Le Figaro, 31/10/2012
Christian Merlin
 
Beethoven: Fidelio, Paris, Théâtre des Champs Elysées, 30. Oktober 2012
 
De grandes voix pour Fidelio
 
Waltraud Meier et Jonas Kaufmann étaient, mardi, au Théâtre des Champs-Élysées, à Paris pour une version de concert de Fidelio.
 
Cela faisait longtemps qu'on n'avait pas joué les rabat-joie. Le mauvais rôle, assurément, mais assumons. La version de concert du Fidelio de Beethoven, mardi soir au Théâtre des Champs-Elysées, promettait d'être une nouvelle soirée électrique comme on a connu plusieurs ces derniers temps. Les ingrédients étaient assez époustouflants, à commencer par une distribution de monstres sacrés. Elle n'a pas déçu. Le rôle de Léonore confronte désormais l'immense Waltraud Meier à certaines limites vocales, ce qui se traduit bien par quelques stridences, mais la ferveur, l'incandescence de torche vive, ce qui fait l'essence même de Léonore, elle les a ô combien. On attend la spécialité de Jonas Kaufmann: commencer son cri initial, «Gott», par un pianissimo immatériel et enfler progressivement le son jusqu'à l'immensité. Il l'a fait, c'est systématique mais on en redemande, et toute l'interprétation est de la même eau, inégalable aujourd'hui. Matti Salminen? À 67 ans, la basse finlandaise est considérable et inaltérée: une montagne. Ajoutez que Tomasz Konieczny est un solide Pizarro, et que les seconds rôles permettent de découvrir de formidables pointures de demain comme le Ministre de Tareq Nazmi et surtout la Marcelline de Hanna Elisabeth Müller, qui éclipserait tous les autres par sa lumière, bref: voilà bien le grand Fidelio que l'on attendait.

Un souffle inspiré qui manquait cruellement

Alors pourquoi s'est-on ennuyé? Parce que Fidelio n'est pas un opéra comme les autres, ce n'est même pas un opéra: c'est un acte de foi, un cri de ferveur.
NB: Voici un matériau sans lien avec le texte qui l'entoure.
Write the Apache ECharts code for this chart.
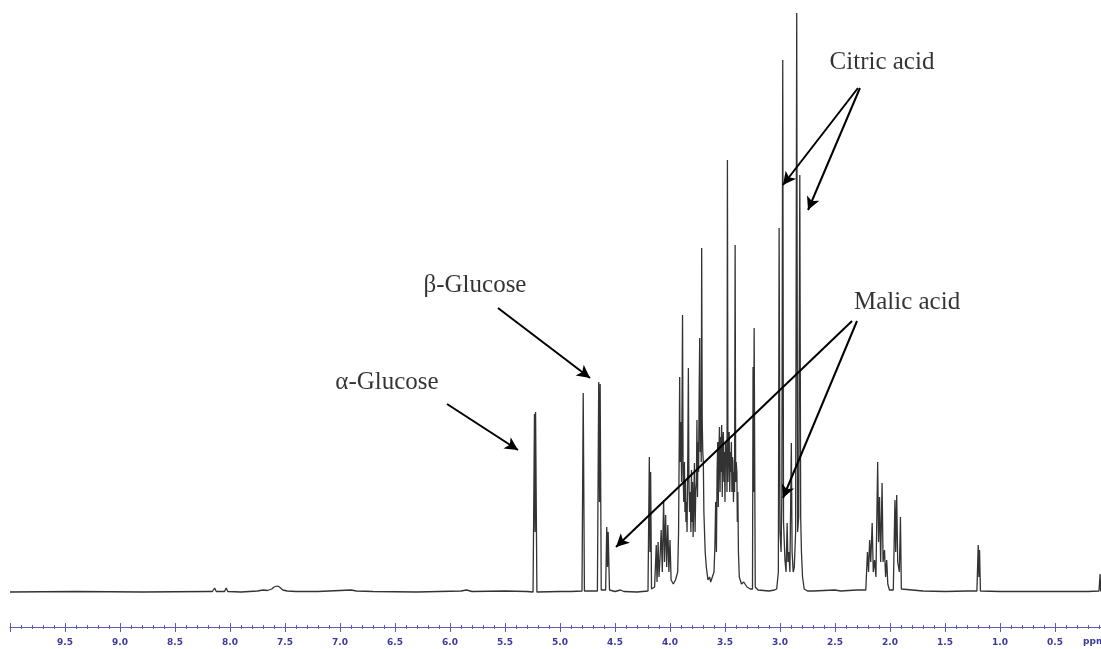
<!DOCTYPE html>
<html>
<head>
<meta charset="utf-8">
<title>1H NMR spectrum</title>
<script src="https://cdn.jsdelivr.net/npm/echarts@6/dist/echarts.min.js"></script>
<style>
  html, body { margin: 0; padding: 0; background: #ffffff; }
  #chart { width: 1101px; height: 649px; }
</style>
</head>
<body>
<div id="chart"></div>
<script>
// Spectrum traces, [chemical shift (ppm), intensity (a.u.)], in descending ppm order.
const aromaticRegion = [
  [10.0, 0], [9.4, 0.5], [8.8, 0], [8.2, 0.5],
  [8.16, 0.5], [8.14, 4], [8.125, 0.5], [8.05, 0.5], [8.035, 4], [8.02, 0.5],
  [7.9, 0], [7.75, 1], [7.7, 2], [7.66, 1.5], [7.62, 3], [7.6, 5], [7.57, 6],
  [7.55, 5], [7.52, 2], [7.48, 1], [7.4, 0.5], [7.2, 0.5], [7.0, 1.5], [6.9, 2],
  [6.85, 1], [6.7, 0.5], [6.3, 0], [5.9, 1], [5.85, 2], [5.8, 0.5], [5.5, 1], [5.3, 0.5]
];

const glucoseRegion = [
  [5.245, 0], [5.232, 178], [5.227, 60], [5.222, 180], [5.21, 0],
  [5.0, 0.5], [4.9, 0.5], [4.8, 1], [4.789, 199], [4.778, 1],
  [4.66, 1], [4.648, 210], [4.641, 90], [4.635, 208], [4.625, 2],
  [4.585, 2], [4.575, 65], [4.568, 25], [4.562, 60], [4.55, 2],
  [4.5, 0.5], [4.45, 2], [4.42, 0.5], [4.3, 0], [4.2, 1]
];

const sugarRegion = [
  [4.195, 2], [4.188, 135], [4.182, 40], [4.176, 120], [4.168, 3],
  [4.14, 5], [4.125, 47], [4.118, 10], [4.108, 50], [4.1, 15], [4.09, 35],
  [4.08, 62], [4.07, 20], [4.058, 92], [4.05, 30], [4.04, 77], [4.03, 25],
  [4.02, 67], [4.01, 20], [4.0, 52], [3.99, 12], [3.97, 8], [3.95, 12],
  [3.93, 20], [3.922, 60], [3.916, 150], [3.912, 215], [3.908, 130], [3.9, 170],
  [3.895, 110], [3.89, 200], [3.886, 277], [3.881, 120], [3.875, 90], [3.869, 130],
  [3.864, 80], [3.86, 112], [3.855, 70], [3.85, 90], [3.845, 60], [3.838, 140],
  [3.833, 224], [3.828, 110], [3.822, 80], [3.816, 100], [3.81, 60], [3.805, 122],
  [3.8, 70], [3.795, 110], [3.79, 55], [3.784, 90], [3.778, 129], [3.772, 60],
  [3.766, 100], [3.76, 110], [3.755, 172], [3.75, 95], [3.745, 150], [3.74, 120],
  [3.735, 200], [3.73, 254], [3.725, 140], [3.72, 180], [3.716, 130], [3.712, 344],
  [3.707, 170], [3.702, 140], [3.697, 130], [3.692, 80], [3.686, 60], [3.68, 40],
  [3.67, 25], [3.655, 12], [3.64, 15], [3.63, 10],
  [3.6, 20], [3.592, 45], [3.585, 90], [3.578, 40], [3.572, 120], [3.566, 150],
  [3.561, 85], [3.556, 140], [3.55, 165], [3.545, 100], [3.54, 155], [3.535, 120],
  [3.53, 167], [3.525, 95], [3.52, 150], [3.515, 160], [3.51, 110], [3.505, 140],
  [3.5, 90], [3.495, 150], [3.49, 125], [3.486, 140], [3.482, 100], [3.478, 432],
  [3.473, 110], [3.468, 150], [3.462, 160], [3.457, 100], [3.452, 140], [3.447, 120],
  [3.442, 150], [3.437, 100], [3.432, 135], [3.428, 130], [3.423, 90], [3.418, 120],
  [3.413, 100], [3.408, 347], [3.403, 110], [3.398, 130], [3.392, 120], [3.388, 70],
  [3.383, 100], [3.378, 40], [3.37, 15], [3.35, 8], [3.33, 10], [3.3, 5], [3.27, 3],
  [3.25, 3], [3.245, 225], [3.24, 100], [3.235, 264], [3.225, 5], [3.2, 2],
  [3.1, 1], [3.05, 2]
];

const acidRegion = [
  [3.03, 3], [3.015, 20], [3.008, 364], [3.0, 60], [2.99, 40], [2.983, 100],
  [2.975, 532], [2.968, 70], [2.955, 32], [2.945, 20], [2.935, 69], [2.928, 30],
  [2.92, 40], [2.91, 20], [2.897, 149], [2.89, 40], [2.88, 20], [2.87, 25],
  [2.858, 60], [2.848, 579], [2.84, 60], [2.83, 75], [2.82, 417], [2.812, 75],
  [2.805, 40], [2.795, 15], [2.78, 3], [2.75, 1]
];

const aliphaticRegion = [
  [2.7, 1], [2.5, 2], [2.45, 1], [2.3, 2], [2.22, 2], [2.205, 40], [2.195, 20],
  [2.185, 52], [2.175, 30], [2.162, 69], [2.152, 20], [2.14, 32], [2.128, 15],
  [2.112, 130], [2.104, 50], [2.095, 95], [2.085, 30], [2.072, 109], [2.063, 30],
  [2.05, 42], [2.04, 15], [2.03, 32], [2.02, 8], [2.005, 2], [1.97, 2],
  [1.955, 92], [1.948, 40], [1.939, 97], [1.93, 30], [1.915, 20], [1.905, 75],
  [1.897, 3], [1.89, 1], [1.7, 1], [1.5, 0.5], [1.3, 1], [1.21, 1],
  [1.198, 47], [1.192, 15], [1.186, 42], [1.178, 1], [1.0, 0.5], [0.5, 0.5],
  [0.2, 0.5], [0.1, 1], [0.09, 18], [0.085, 1], [0.0, 0]
];

// Compound labels: [ppm, intensity] of the text centre.
const compoundLabels = [
  { name: 'α-Glucose', at: [6.573, 210] },
  { name: 'β-Glucose', at: [5.773, 307] },
  { name: 'Citric acid', at: [2.073, 530] },
  { name: 'Malic acid', at: [1.845, 290] }
];

// Arrows from each label to its resonances: [tail, head] in [ppm, intensity].
const compoundArrows = [
  [[6.027, 188], [5.382, 142]],
  [[5.564, 284], [4.727, 214]],
  [[2.291, 504], [2.973, 407]],
  [[2.273, 504], [2.745, 382]],
  [[2.345, 271], [4.491, 45]],
  [[2.300, 271], [2.973, 94]]
];

const spectrum = [].concat(aromaticRegion, glucoseRegion, sugarRegion, acidRegion, aliphaticRegion);

const axisBlue = '#5b5bb0';
const labelBlue = '#3a3a9c';

const chart = echarts.init(document.getElementById('chart'), null, { renderer: 'canvas' });

const ppmAxisBase = {
  type: 'value',
  inverse: true,
  min: 0,
  max: 10,
  interval: 0.5,
  position: 'bottom',
  splitLine: { show: false }
};

chart.setOption({
  animation: false,
  backgroundColor: '#ffffff',
  grid: { left: 10, right: -9, top: 0, bottom: 22, containLabel: false, outerBoundsMode: 'none' },
  xAxis: [
    Object.assign({}, ppmAxisBase, {
      axisLine: { show: true, onZero: false, lineStyle: { color: axisBlue, width: 1 } },
      axisTick: { show: true, inside: false, length: 5, lineStyle: { color: axisBlue } },
      minorTick: { show: true, splitNumber: 5, length: 2, lineStyle: { color: axisBlue } },
      axisLabel: {
        margin: 11,
        color: labelBlue,
        fontSize: 9,
        fontWeight: 'bold',
        fontFamily: 'DejaVu Sans',
        formatter: function (v) {
          if (v <= 0.001 || v >= 9.999) return '';
          return v.toFixed(1);
        }
      }
    }),
    Object.assign({}, ppmAxisBase, {
      axisLine: { show: false, onZero: false },
      axisTick: { show: true, inside: true, length: 4, lineStyle: { color: axisBlue } },
      minorTick: { show: true, splitNumber: 5, length: 2, lineStyle: { color: axisBlue } },
      axisLabel: { show: false }
    })
  ],
  yAxis: {
    type: 'value',
    min: -35,
    max: 592,
    show: false
  },
  graphic: [
    {
      type: 'text',
      left: 1083,
      top: 637,
      style: {
        text: 'ppm',
        fill: labelBlue,
        font: 'bold 9px "DejaVu Sans"'
      }
    }
  ],
  series: [
    {
      type: 'line',
      name: 'spectrum',
      data: spectrum,
      showSymbol: false,
      symbol: 'none',
      smooth: false,
      lineStyle: { color: '#333333', width: 1.3 },
      silent: true,
      markLine: {
        silent: true,
        symbol: ['none', 'arrow'],
        symbolSize: [10, 13],
        label: { show: false },
        lineStyle: { color: '#000000', width: 2, type: 'solid' },
        data: compoundArrows.map(function (a) {
          return [{ coord: a[0] }, { coord: a[1] }];
        })
      }
    },
    {
      type: 'scatter',
      name: 'labels',
      silent: true,
      symbolSize: 1,
      itemStyle: { color: 'rgba(0,0,0,0)' },
      label: {
        show: true,
        position: 'inside',
        formatter: '{b}',
        fontFamily: '"Liberation Serif", "DejaVu Serif", serif',
        fontSize: 25,
        color: '#000000'
      },
      data: compoundLabels.map(function (c) {
        return { name: c.name, value: c.at };
      })
    }
  ]
});
</script>
</body>
</html>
Et pour en unifier les climats hybrides, pour maintenir tendu le grand arc qui mène de la première note de l'ouverture à la dernière du chœur final, un seul maître d'œuvre: le chef, architecte et visionnaire. Or, pour le concert exceptionnel qu'ils donnaient à Paris, le chœur et l'orchestre de l'Opéra d'État bavarois, formidable troupe que l'on ne manque jamais une occasion d'applaudir à Munich, n'avaient à offrir qu'Adam Fischer, éternel tâcheron routinier qui semble s'excuser d'être là. C'est trop peu, et dès l'ouverture, cet orchestre qui nous a si souvent transporté dans Wagner ou Strauss, se révèle incertain, terne, moyennement homogène. Et quitte à reprendre la tradition mahlerienne de jouer l'Ouverture Léonore 3 avant le dernier tableau (sans l'accord initial, à la façon de Bernstein), autant le faire avec un souffle inspiré qui manquait cruellement. Et voilà Fidelio réduit à une succession de numéros de chanteurs: le public, en délire, a su s'en satisfaire, nous pas.